Magwitch just gave him the tool to elevate himself.  Had he not met Magwitch, an unhappy blacksmith, but a blacksmith he would have remained.  The lesson he learns from Miss Havisham is to be ashamed of himself and his upbringing.  From the moment they meet him, Magwitch and Miss Havisham both toy with Pip and use him for their own ends.

In London, Pip learns to be a gentleman and begins to have a higher opinion of himself, but there is always doubt.  He continues to chase Estella, the unattainable love, and remains both selfish and immature.  Because of his emotionally stunted upbringing as a pawn of Miss Havisham (and likely having received no love as a child), he never grows and develops.  He gets no guidance from Jaggers and very little from Wemmick, and his friends are as hopeless as he is.

When Magwitch returns and his old life returns to haunt him, his new life comes crashing down.  Pip develops the first real relationship he has had, in a way, with Magwitch.  It is extremely short though, because it takes him time to warm to Magwitch.  He is horrified when the man first returns and doesn’t see him as a father figure until he is basically gone.

[He] turned his eyes on me with a trustful look, as if he were confident that I had seen some small redeeming touch in him, even so long ago as when I was a little child. (Ch. 56)

Pip does care about Magwitch, and it is clear that Magwitch has given everything he has for Pip, even though his motives were not completely altruistic.  Neither of them is entirely capable of a normal relationship.  Magwitch, like Miss Havisham, wants revenge.  He wants revenge on the system, proving that he can make any poor country boy into a gentleman.

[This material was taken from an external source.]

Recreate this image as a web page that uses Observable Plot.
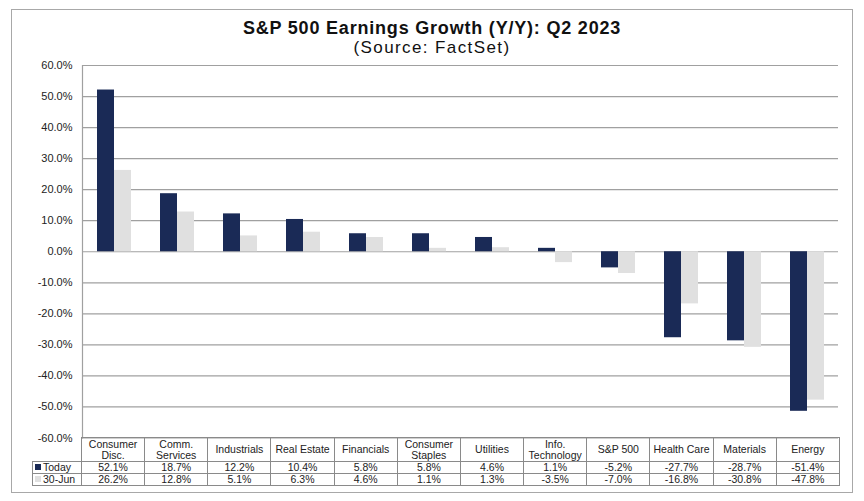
<!DOCTYPE html>
<html><head><meta charset="utf-8">
<script src="https://cdn.jsdelivr.net/npm/d3@7"></script>
<script src="https://cdn.jsdelivr.net/npm/@observablehq/plot@0.6"></script>
<style>
body{margin:0;background:#fff;font-family:Arial,"Liberation Sans",sans-serif;}
#wrap{position:relative;width:864px;height:501px;overflow:hidden;background:#fff;}
#chart{position:absolute;left:0;top:0;}
#box{position:absolute;left:11px;top:9px;width:842px;height:484px;border:1.5px solid #a8a8a8;box-sizing:border-box;}
#title{position:absolute;left:12px;width:840px;top:18px;text-align:center;font-weight:bold;font-size:18px;letter-spacing:0.8px;color:#111;}
#subtitle{position:absolute;left:12px;width:840px;top:38px;text-align:center;font-size:17px;letter-spacing:1.4px;color:#111;}
#tbl{position:absolute;left:32px;top:437px;border-collapse:collapse;table-layout:fixed;font-size:10.5px;color:#222;width:807px;}
#tbl td{border:1px solid #8a8a8a;text-align:center;padding:0;line-height:10.5px;white-space:nowrap;overflow:hidden;}
#tbl tr.hdr td{height:23px;}
#tbl tr.val td{height:11px;}
#tbl td.lab{text-align:left;padding-left:2px;}
.key{display:inline-block;width:6px;height:6px;margin-right:2px;vertical-align:1px;}
</style>
</head><body>
<div id="wrap">
  <div id="chart"></div>
  <div id="box"></div>
  <div id="title"></div>
  <div id="subtitle"></div>
  <table id="tbl"></table>
</div>
<script>
const titleText = "S&P 500 Earnings Growth (Y/Y): Q2 2023";
const subtitleText = "(Source: FactSet)";
const categories = ["Consumer\nDisc.", "Comm.\nServices", "Industrials", "Real Estate", "Financials", "Consumer\nStaples", "Utilities", "Info.\nTechnology", "S&P 500", "Health Care", "Materials", "Energy"];
const seriesNames = ["Today", "30-Jun"];
const today = [52.1, 18.7, 12.2, 10.4, 5.8, 5.8, 4.6, 1.1, -5.2, -27.7, -28.7, -51.4];
const jun30 = [26.2, 12.8, 5.1, 6.3, 4.6, 1.1, 1.3, -3.5, -7.0, -16.8, -30.8, -47.8];
const seriesColors = ["#1a2a56", "#e0e0e0"];
const yTicks = [-60, -50, -40, -30, -20, -10, 0, 10, 20, 30, 40, 50, 60];

document.getElementById("title").textContent = titleText;
document.getElementById("subtitle").textContent = subtitleText;

const seriesValues = [today, jun30];
const data = categories.flatMap((c, i) => seriesNames.map((s, k) => ({cat: c, series: s, value: seriesValues[k][i]})));

const chart = Plot.plot({
  width: 864, height: 452,
  marginLeft: 81, marginRight: 25, marginTop: 65, marginBottom: 14.5,
  style: {background: "transparent", fontFamily: "Arial, 'Liberation Sans', sans-serif", fontSize: "11px", color: "#222"},
  fx: {domain: categories, padding: 0, axis: null},
  x: {domain: seriesNames, paddingInner: 0, paddingOuter: 0.755, axis: null},
  y: {domain: [-60, 60], ticks: yTicks, tickFormat: d => d.toFixed(1) + "%", tickSize: 0, tickPadding: 10, label: null},
  color: {domain: seriesNames, range: seriesColors},
  marks: [
    Plot.gridY(yTicks, {stroke: "#a0a0a0", strokeOpacity: 1, strokeWidth: 1.2}),
    Plot.frame({anchor: "left", facet: "super", stroke: "#a0a0a0", strokeWidth: 1.2}),
    Plot.barY(data, {fx: "cat", x: "series", y: "value", fill: "series"})
  ]
});
document.getElementById("chart").appendChild(chart);

// data table below the chart
const tbl = document.getElementById("tbl");
const cg = document.createElement("colgroup");
const c0 = document.createElement("col"); c0.style.width = "49px"; cg.appendChild(c0);
categories.forEach(() => { const c = document.createElement("col"); c.style.width = (758 / categories.length) + "px"; cg.appendChild(c); });
tbl.appendChild(cg);
const hr = document.createElement("tr"); hr.className = "hdr";
const h0 = document.createElement("td"); h0.style.borderLeft = "none"; h0.style.borderTop = "none"; hr.appendChild(h0);
categories.forEach(c => {
  const td = document.createElement("td");
  c.split("\n").forEach((line, i) => { if (i) td.appendChild(document.createElement("br")); td.appendChild(document.createTextNode(line)); });
  hr.appendChild(td);
});
tbl.appendChild(hr);
seriesNames.forEach((s, k) => {
  const tr = document.createElement("tr"); tr.className = "val";
  const lab = document.createElement("td"); lab.className = "lab";
  const key = document.createElement("span"); key.className = "key"; key.style.background = seriesColors[k];
  lab.appendChild(key); lab.appendChild(document.createTextNode(s));
  tr.appendChild(lab);
  seriesValues[k].forEach(v => { const td = document.createElement("td"); td.textContent = v.toFixed(1) + "%"; tr.appendChild(td); });
  tbl.appendChild(tr);
});
</script>
</body></html>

By the end of his journey, Pip has grown.  However, he is still alone.  He never marries, and at the end of the book he seems to leave the impression that it is not likely he will.  Like Estella, he has been ruined for love.  When he looks back on his life, it is with some understanding but also with self-pity.  Even the narrator of the story does not have a mature adult’s emotional landscape.  However, we can certainly see how he got to be where he is.  He has been through a lot.